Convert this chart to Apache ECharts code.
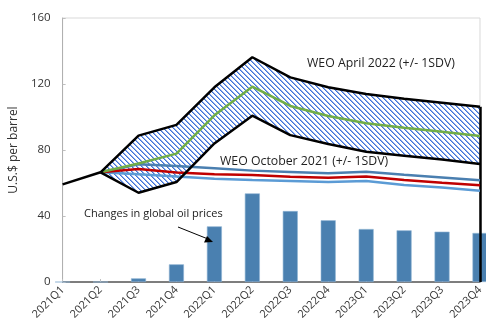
* * *
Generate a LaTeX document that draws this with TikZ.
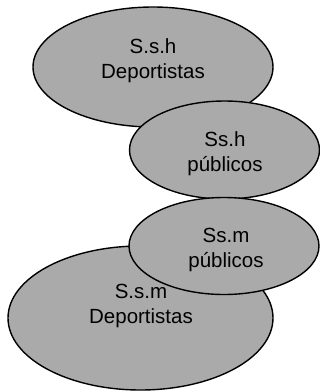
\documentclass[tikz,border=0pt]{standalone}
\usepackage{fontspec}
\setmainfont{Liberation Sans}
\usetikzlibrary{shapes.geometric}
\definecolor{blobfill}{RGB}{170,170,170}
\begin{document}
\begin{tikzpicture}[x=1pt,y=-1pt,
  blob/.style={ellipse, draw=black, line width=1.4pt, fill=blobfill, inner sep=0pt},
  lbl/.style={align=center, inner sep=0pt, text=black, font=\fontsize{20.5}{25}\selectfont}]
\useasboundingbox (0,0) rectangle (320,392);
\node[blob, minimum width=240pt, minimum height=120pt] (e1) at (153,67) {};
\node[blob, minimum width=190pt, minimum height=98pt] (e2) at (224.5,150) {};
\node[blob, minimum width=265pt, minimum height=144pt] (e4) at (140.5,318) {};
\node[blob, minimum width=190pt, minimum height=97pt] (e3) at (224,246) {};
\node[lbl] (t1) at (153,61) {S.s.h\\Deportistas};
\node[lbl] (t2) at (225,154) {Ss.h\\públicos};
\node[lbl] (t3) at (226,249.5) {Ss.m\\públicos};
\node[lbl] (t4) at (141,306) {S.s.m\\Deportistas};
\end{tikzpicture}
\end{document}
...
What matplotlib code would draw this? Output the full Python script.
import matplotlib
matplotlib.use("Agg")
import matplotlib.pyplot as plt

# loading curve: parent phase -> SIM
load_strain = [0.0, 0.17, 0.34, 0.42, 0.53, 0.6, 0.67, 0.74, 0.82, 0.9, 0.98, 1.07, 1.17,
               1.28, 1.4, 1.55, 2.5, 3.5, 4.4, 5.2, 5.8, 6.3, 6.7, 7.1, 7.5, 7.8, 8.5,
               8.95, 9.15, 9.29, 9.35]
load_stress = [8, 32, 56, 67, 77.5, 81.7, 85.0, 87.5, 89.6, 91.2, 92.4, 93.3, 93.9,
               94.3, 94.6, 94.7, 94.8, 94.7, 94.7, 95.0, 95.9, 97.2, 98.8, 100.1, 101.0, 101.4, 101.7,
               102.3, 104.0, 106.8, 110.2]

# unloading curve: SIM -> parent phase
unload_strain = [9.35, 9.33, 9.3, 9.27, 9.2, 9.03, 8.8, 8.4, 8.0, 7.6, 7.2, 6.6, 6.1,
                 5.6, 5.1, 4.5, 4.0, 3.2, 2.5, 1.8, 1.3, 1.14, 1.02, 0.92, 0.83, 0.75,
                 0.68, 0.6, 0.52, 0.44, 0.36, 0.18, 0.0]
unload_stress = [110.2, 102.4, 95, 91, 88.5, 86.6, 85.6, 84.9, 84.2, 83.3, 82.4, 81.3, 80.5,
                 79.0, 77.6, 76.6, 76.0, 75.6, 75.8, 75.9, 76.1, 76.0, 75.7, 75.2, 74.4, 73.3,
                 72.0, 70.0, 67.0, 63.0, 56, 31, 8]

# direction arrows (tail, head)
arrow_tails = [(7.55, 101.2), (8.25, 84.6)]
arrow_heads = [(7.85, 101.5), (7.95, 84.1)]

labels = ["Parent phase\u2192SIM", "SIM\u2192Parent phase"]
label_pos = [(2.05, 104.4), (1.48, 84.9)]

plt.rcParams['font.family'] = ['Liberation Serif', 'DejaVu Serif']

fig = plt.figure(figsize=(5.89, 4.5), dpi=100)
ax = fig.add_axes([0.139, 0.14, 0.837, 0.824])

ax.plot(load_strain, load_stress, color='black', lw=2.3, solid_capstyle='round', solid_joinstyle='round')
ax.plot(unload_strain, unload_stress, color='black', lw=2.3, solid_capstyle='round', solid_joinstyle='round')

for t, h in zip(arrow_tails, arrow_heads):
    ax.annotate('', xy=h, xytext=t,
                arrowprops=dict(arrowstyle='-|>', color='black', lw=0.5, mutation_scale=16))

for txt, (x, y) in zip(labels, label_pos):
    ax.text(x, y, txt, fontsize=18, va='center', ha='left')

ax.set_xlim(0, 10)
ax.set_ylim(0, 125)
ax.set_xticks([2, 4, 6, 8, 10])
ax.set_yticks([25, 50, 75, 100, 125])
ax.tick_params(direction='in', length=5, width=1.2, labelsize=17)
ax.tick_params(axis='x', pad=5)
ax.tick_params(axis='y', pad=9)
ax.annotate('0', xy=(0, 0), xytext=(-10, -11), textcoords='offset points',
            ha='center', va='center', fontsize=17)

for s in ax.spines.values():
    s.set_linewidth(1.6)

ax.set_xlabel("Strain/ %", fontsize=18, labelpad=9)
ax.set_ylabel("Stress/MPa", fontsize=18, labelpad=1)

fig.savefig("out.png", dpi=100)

◆ What to produce ◆
Everything from the line that contains "What matplotlib code" through the line that contains "import matplotlib.pyplot as plt" is to be transcribed exactly, and nothing outside that range.

◆ Expected answer ◆
What matplotlib code would draw this? Output the full Python script.
import matplotlib
matplotlib.use("Agg")
import matplotlib.pyplot as plt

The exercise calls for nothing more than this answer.